8Entées sur le fantasme rémanent de la renaissance de la tragédie grecque comme modèle de la totalité, de nombreuses théories artistiques insistent sur le dionysisme wagnérien (ainsi la danseuse Isadora Duncan se réclamera-t-elle du rythme cosmique wagnérien) ou bien sur la face apollinienne de Wagner. Autre manifestation de ce courant hellénisant, les théories du mythe dans l’œuvre de Wagner contribuent elles aussi à retremper l’idéal artistique post-wagnérien dans l’imaginaire grec. Et l’auteur de citer Claudel qui relie le modèle grec du chœur à l’expérience wagnérienne, les scénographes Apia, Meyerhold, Burian, Honzel ou Okhlopkov qui mettent en scène le chœur wagnérien comme élément clef d’une esthético-politique tirée des Grecs, ou encore Brecht qui dénonce la pensée aristotélicienne à travers la critique wagnérienne. A ce néo-paganisme hellénisant s’ajoute un wagnéro-christianisme (Mauclair, Bielyï, Ivanov), qui regarde le mystère médiéval, au même titre que d’autres le mystère grec, comme le lieu et le moyen de la création d’une communauté intemporelle et idéale à travers l’art devenu religion et politique. Il y va de la restauration de la « circularité du temps mythique contre le temps historique et ses scléroses » (p. 83), d’une parade « face au délitement de la communauté organique, face à la surpuissance prométhéenne de le téchnè » (p. 83).

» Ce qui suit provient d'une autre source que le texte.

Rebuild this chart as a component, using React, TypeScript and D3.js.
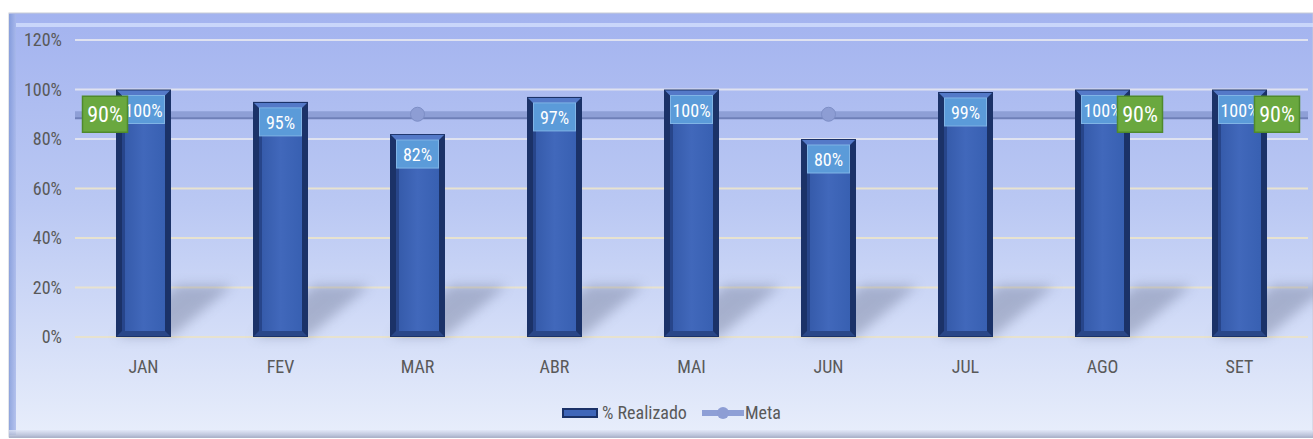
import React from "react";
import * as d3 from "d3";

const months = ["JAN", "FEV", "MAR", "ABR", "MAI", "JUN", "JUL", "AGO", "SET"];
const realizado = [100, 95, 82, 97, 100, 80, 99, 100, 100];
const meta = [90, 90, 90, 90, 90, 90, 90, 90, 90];
const yTicks = [0, 20, 40, 60, 80, 100, 120];
const metaLabelIdx = [0, 7, 8];

const W = 1313;
const H = 439;
const FONT = "'Liberation Sans Narrow', 'Arial Narrow', 'Roboto Condensed', 'Noto Sans', sans-serif";

export default function App() {
  const x = d3.scaleBand<string>().domain(months).range([75, 1308]).paddingInner(0.6).paddingOuter(0.3);
  const xc = d3.scalePoint<string>().domain(months).range([75, 1308]).padding(0.5);
  const y = d3.scaleLinear().domain([0, 120]).range([337, 40]);
  const bw = 55;
  const ext = d3.line<[number, number]>();
  const metaPath = ext([[75, y(90)], ...meta.map((d, i) => [xc(months[i])!, y(d)] as [number, number]), [1308, y(90)]]);

  return (
    <svg width={W} height={H} style={{ position: "absolute", left: 0, top: 0 }}>
      <defs>
        <linearGradient id="bg" x1="0" y1="0" x2="0" y2="1">
          <stop offset="0" stopColor="#a3b3ef" />
          <stop offset="0.45" stopColor="#bac8f3" />
          <stop offset="1" stopColor="#e8eefb" />
        </linearGradient>
        <linearGradient id="face" x1="0" y1="0" x2="1" y2="0">
          <stop offset="0" stopColor="#3459a8" />
          <stop offset="0.5" stopColor="#4168bb" />
          <stop offset="1" stopColor="#3860b2" />
        </linearGradient>
        <linearGradient id="leftbev" x1="0" y1="0" x2="1" y2="0">
          <stop offset="0" stopColor="#7d96d8" />
          <stop offset="1" stopColor="#a8b8ea" />
        </linearGradient>
        <linearGradient id="botbev" x1="0" y1="0" x2="0" y2="1">
          <stop offset="0" stopColor="#e0e6f6" />
          <stop offset="1" stopColor="#9aa3bf" />
        </linearGradient>
        <filter id="blur" x="-50%" y="-50%" width="200%" height="200%">
          <feGaussianBlur stdDeviation="6" />
        </filter>
      </defs>
      {/* panel */}
      <rect x={9} y={13} width={W - 9} height={H - 15} fill="url(#bg)" stroke="#c8cbd6" strokeWidth={1} />
      <rect x={9} y={14} width={7} height={H - 18} fill="url(#leftbev)" opacity={0.8} />
      <rect x={16} y={23} width={W - 16} height={4} fill="#d8e4ff" opacity={0.7} />
      <rect x={9} y={430} width={W - 9} height={8} fill="url(#botbev)" opacity={0.8} />

      {/* gridlines */}
      {yTicks.map((t) => (
        <line key={t} x1={75} x2={1308} y1={y(t)} y2={y(t)} stroke={t >= 80 ? "#dfe2f0" : "#e7e2cf"} strokeWidth={2} />
      ))}
      {yTicks.map((t) => (
        <text key={"l" + t} x={62} y={y(t) + 6} textAnchor="end" fontFamily={FONT} fontSize={18} fill="#595959">
          {t}%
        </text>
      ))}

      {/* shadows */}
      {realizado.map((v, i) => {
        const xl = x(months[i])! + (x.bandwidth() - bw) / 2;
        const xr = xl + bw;
        const b = y(0);
        const t = y(21);
        return (
          <polygon
            key={"s" + i}
            points={`${xl},${b} ${xl + 62},${t} ${xr + 62},${t} ${xr},${b}`}
            fill="#6a7390"
            opacity={0.4}
            filter="url(#blur)"
          />
        );
      })}

      {/* meta line */}
      <path d={metaPath ?? ""} fill="none" stroke="#6f80b8" strokeWidth={7} transform="translate(0,1.5)" />
      <path d={metaPath ?? ""} fill="none" stroke="#8e9fd6" strokeWidth={6} />
      {meta.map((d, i) => (
        <circle key={"m" + i} cx={xc(months[i])!} cy={y(d)} r={7} fill="#8d9dd4" stroke="#7d8ec6" strokeWidth={1} />
      ))}

      {/* bars */}
      {realizado.map((v, i) => {
        const xl = x(months[i])! + (x.bandwidth() - bw) / 2;
        const top = y(v);
        const b = y(0);
        return (
          <g key={"b" + i}>
            <rect x={xl} y={top} width={bw} height={b - top} fill="#1b3268" />
            <polygon points={`${xl + 1},${top + 1} ${xl + bw - 1},${top + 1} ${xl + bw - 6},${top + 6} ${xl + 6},${top + 6}`} fill="#5479c8" />
            <rect x={xl + 6} y={top + 6} width={bw - 12} height={b - top - 12} fill="url(#face)" />
            <rect x={xl + 6} y={top + 6} width={3} height={b - top - 12} fill="#27458a" />
            <polygon points={`${xl + 1},${b - 1} ${xl + bw - 1},${b - 1} ${xl + bw - 6},${b - 6} ${xl + 6},${b - 6}`} fill="#2a4788" />
          </g>
        );
      })}

      {/* data labels */}
      {realizado.map((v, i) => {
        const cx = xc(months[i])!;
        const top = y(v);
        const bx = cx - 21;
        return (
          <g key={"d" + i}>
            <rect x={bx} y={top + 6} width={42} height={28} fill="#5b9bd9" stroke="#80b4e6" strokeWidth={1} />
            <text x={cx} y={top + 27} textAnchor="middle" fontFamily={FONT} fontSize={18} fill="#ffffff">
              {v}%
            </text>
          </g>
        );
      })}

      {/* meta labels */}
      {metaLabelIdx.map((i) => {
        const cx = xc(months[i])!;
        const lx = i === 0 ? cx - 61 : cx + 15;
        const yy = y(meta[i]);
        return (
          <g key={"g" + i}>
            <rect x={lx} y={yy - 18} width={45} height={36} fill="#6aa83f" stroke="#4f8a2c" strokeWidth={1.5} />
            <text x={lx + 22.5} y={yy + 8} textAnchor="middle" fontFamily={FONT} fontSize={22} fill="#ffffff">
              {meta[i]}%
            </text>
          </g>
        );
      })}

      {/* x labels */}
      {months.map((m) => (
        <text key={m} x={xc(m)!} y={373} textAnchor="middle" fontFamily={FONT} fontSize={18} fill="#595959">
          {m}
        </text>
      ))}

      {/* legend */}
      <g>
        <rect x={562} y={408} width={36} height={10} fill="#1b3268" />
        <rect x={564} y={410} width={32} height={6} fill="#3f66b9" />
        <text x={602} y={419} fontFamily={FONT} fontSize={18} fill="#595959">% Realizado</text>
        <line x1={702} x2={744} y1={413} y2={413} stroke="#8e9fd6" strokeWidth={6} />
        <circle cx={723} cy={413} r={6} fill="#8d9dd4" />
        <text x={745} y={419} fontFamily={FONT} fontSize={18} fill="#595959">Meta</text>
      </g>
    </svg>
  );
}
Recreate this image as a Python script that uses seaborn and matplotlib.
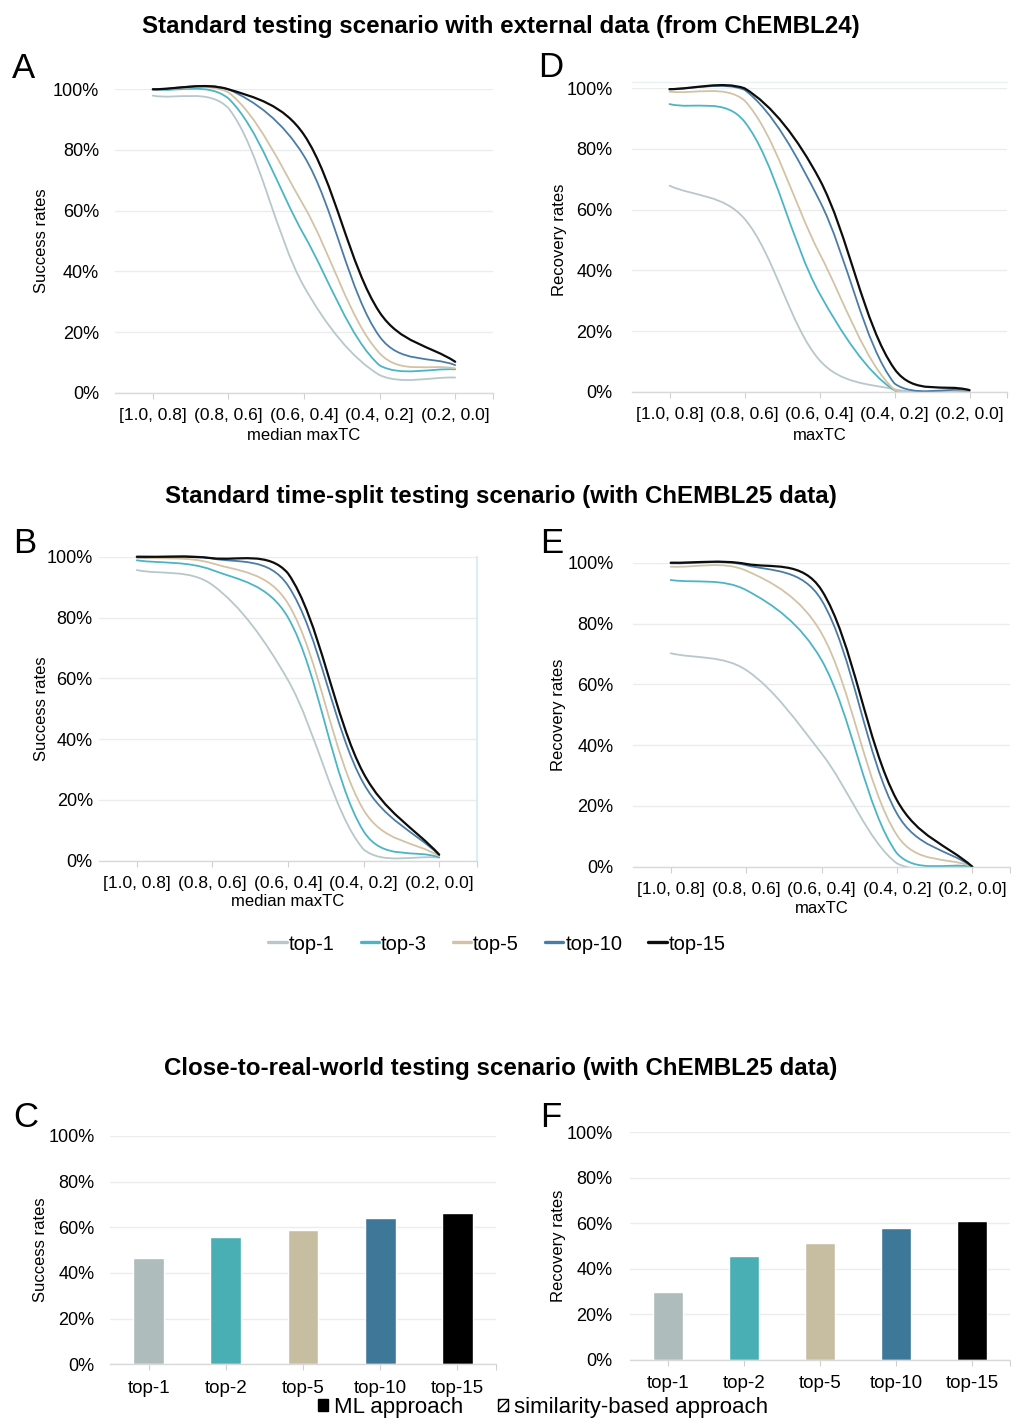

9Cette question de la communauté déchue fait le lien avec de longs développements sur les projets festivaliers du XXe siècle qui, si divers soient-ils, trahissent la force des aspirations esthético-politiques ainsi que la volonté de façonner dans l’art-pédagogie l’homme et le peuple nouveaux. Le rêve post-wagnérien de festival porte en lui un questionnement sur les phénomènes politique et collectif, dont le ferment réside notamment dans l’avènement parfois problématiquede la démocratie, de la république et du parlementarisme. Il s’incarne entre autres dans les réalisations marxistes de Honzl et Burian en Tchécoslovaquie, dans les représentations de masse de Okhlopkov en Russie ou bien dans le théâtre Thing de l’Allemagne nazie.
10Dans un deuxième temps, Timothée Picard se penche sur la récupération de l’œuvre d’art totale wagnérienne par la plupart des mouvances spirituelles et esthétiques religieuses européennes, depuis les années 1860 jusqu’aux années 1845. La polysémie et spiritualité diffuse d’œuvres telles que Parsifal ou Tristan font que des mouvements d’invention ou de réinvention du religieux aussi bien que des esthétiques spirituelles individuelles trouvent à s’abreuver aux sources de l’opéra wagnérien. Sans pouvoir entrer dans le détail de tous ces mouvements (ni vouloir y entrer car c’est à la lecture de Timothée Picard que nous souhaitons bien plutôt inviter), citons, d’après les formules de l’auteur, Teodor de Wyzewa et l’esthétique idéaliste de l’homme complet, Edouard Dujardin et l’idéal spiritualiste de la synthèse, Viatcheslav Ivanov - la ronde mystique des arts et la renaissance du chœur, Gueorgui Tchoulkov et la religion de l’art comme révolution, André Bielyï et la création artistique de soi, Alexandre Blok et la grande révolution universelle. Tous ces noms participent peu ou prou de la constellation des esthétiques spirituelles néo-wagnériennes qui se rejoignent dans la quête de l’Homme Total.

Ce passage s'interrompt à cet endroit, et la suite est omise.